Are Multi-Site Churches Biblical?

By Gary Becker, Director of BBM, inc.

One of the realities of “Riding a Wave” in ministry is you are likely to find critics. Some will say you are following “man’s ideas,” or you are just doing this because you want to be contemporary. A lesson I have learned after decades of ministry is, if you do something new or different you will find the critics.

I remember in my earliest years of pastoral ministry I used an overhead projector in a morning service. The reactions began with the old idea, “We never did it that way before.” That phrase is also known as, “the seven last words of a dying church.” There was mostly resistance but a few actually liked it. The issue was not about biblical theology.

What it really comes down to is, does “riding a wave” have biblical support or is it contrary to Scripture? Sometimes the wave may not be supported by a clear command of teaching in Scripture. In such cases it comes down to the question “does it contradict Scripture?” The same is true about the multi-site church movement. There may not be an exact example or command of Scripture, but there are some biblical examples that can be applied. Of course, some of these may find strong opposition because the exegesis is more about taking an illustration than building a theological defense. 
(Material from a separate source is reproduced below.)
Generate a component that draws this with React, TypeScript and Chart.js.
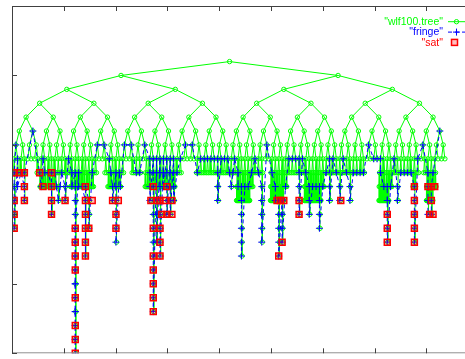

1. Exodus 18 is an illustration that could be applied. Moses, remaining as the leader, delegated responsibilities. In a multi-site church the lead pastor maintains the primary role as the spokesman and visionary leader. The campus pastors provide the primary role as “shepherds” caring for the needs and developing additional leaders. There is real merit in using the strengths of individual spiritual gifts and using people in ways that reflect their strongest abilities.

Most who study leadership in the church today will agree it is easier to find a pastor who is a care giver than one who is a truly gifted leader. Some suggested only one out of five pastors are really leaders. Many like to think of themselves as leaders, but as one my of mentors said, “If you think you have the gift of leadership but few followers you probably don’t have the gift.” Often those without the gift of leadership make great “shepherds” who care deeply and effectively for the flock.

2. Acts 15 is used by some to say the church at Antioch was actually an extension of the church at Jerusalem. This is seen by allowing the church at Jerusalem to hold a council to resolve local issues at Antioch. Others would suggest that the church at Antioch had their own leaders and acted independently in Acts 13. However, this passage does show a clear type of partnering relationship to providing leadership.